Tangiers: memories from Kho Pangan; a Rembrandt; G strait; taken apart

June 10

(this post, along with three more that will follow, are old posts that couldn’t be posted)

Marina, Woland and I were in Kho Phangan from May 17 to June 4th. Marina was on vacation, I wasn’t, but managed to spend time at the beach and enjoy different culinary experiences at night.   The house we rented is atop a hill overlooking the mountains and the sea.  It faces west so we had beautiful sunsets most days. The exception were two stormy afternoons with dark skies in the horizon, also beautiful. Every day I would wake up early, prepare coffee, feed Woland, do some work, and then we would all hike to the beach. I have great memories from our time in KPN.  The only issue was driving there; a must if we wanted to have Woland with us, as no airline would take him.  It took two days to get there and two days to come back.  

I left Bangkok the night of June 5th bound to Tangiers via Paris and Rabat, and Marina, a couple of hours after me, bound to Washington DC.  Mine was an uneventful journey, and except for the three-hour layover at CDG that I spent at Little Paris in terminal 2I slept most of the way.  From Rabat I was driven to Tangiers, a 2.5-hour ride over a desolated high-way. I arrived at the hotel around 6pm, dropped my carry-on and handbag in the room, and went to one of the restaurants downstairs for an early drink and dinner.  

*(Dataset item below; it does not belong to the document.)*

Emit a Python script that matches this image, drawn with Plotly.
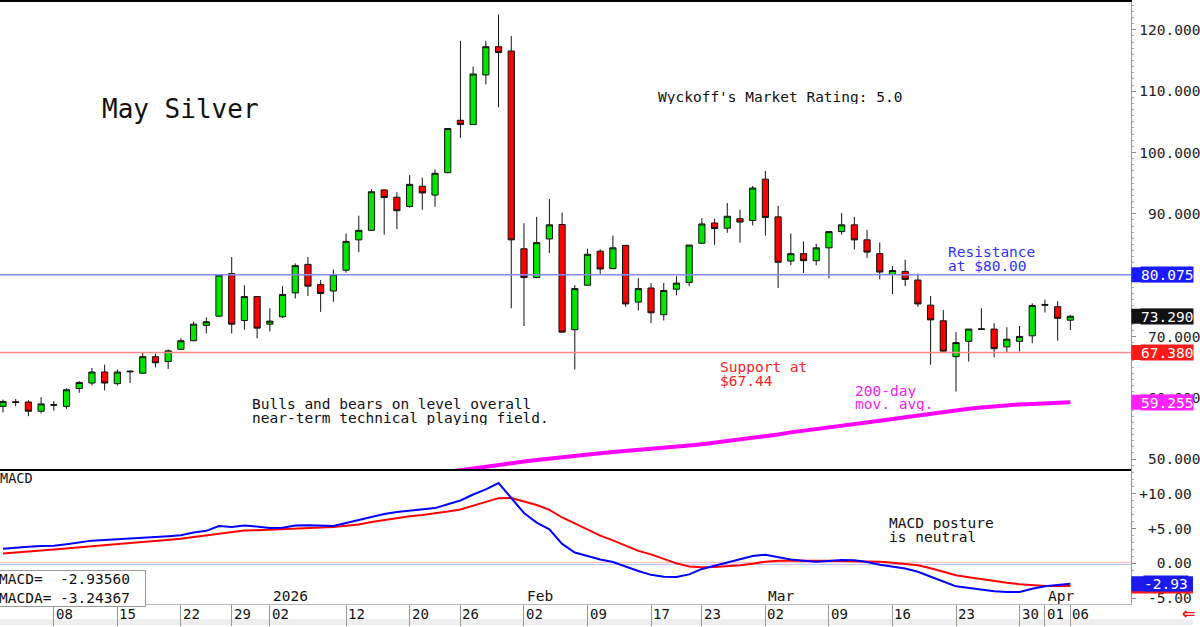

The next three days I had meetings with some entrepreneurs and managers working in the region, including in the special economic zone. One of those meetings took place at the oldest hotel in the city – better than the Movenpick where I was staying.  The manager showed us around and in one of the corridors pointed to a Rembrandt hanging from a wall (see pic).  If it is an original it would cost more than the hotel itself.  I am not sure but want to believe. 

I didn’t have much time to discover the city but managed to go for a run at the corniche and had dinner at a dry Moroccan restaurant in the medina. A fine city, in a privileged location, but not a place I would travel to for pure pleasure.  Contrary to what you read in the fiction and non-fiction literature, it has become too industrial and lost its charm.  I wanted to go to the Moroccan side of the strait of Gibraltar, but it was logistically impossible. Instead, I ended up close to Achakar, at Hercules’ Caves, where the waters from the Mediterranean merge with those of the Atlantic. The merger is discrete, you don’t see much.  If one day I go back to those waters, I hope it will be sailing. 

Yesterday I received news from the boatyard in Cartagena.  BEHEMOOT’s engine has been taken apart and the different parts needed for repair are on their way from Bogota. I am still hopeful that BEHEMOOT will be operational sometime during the summer.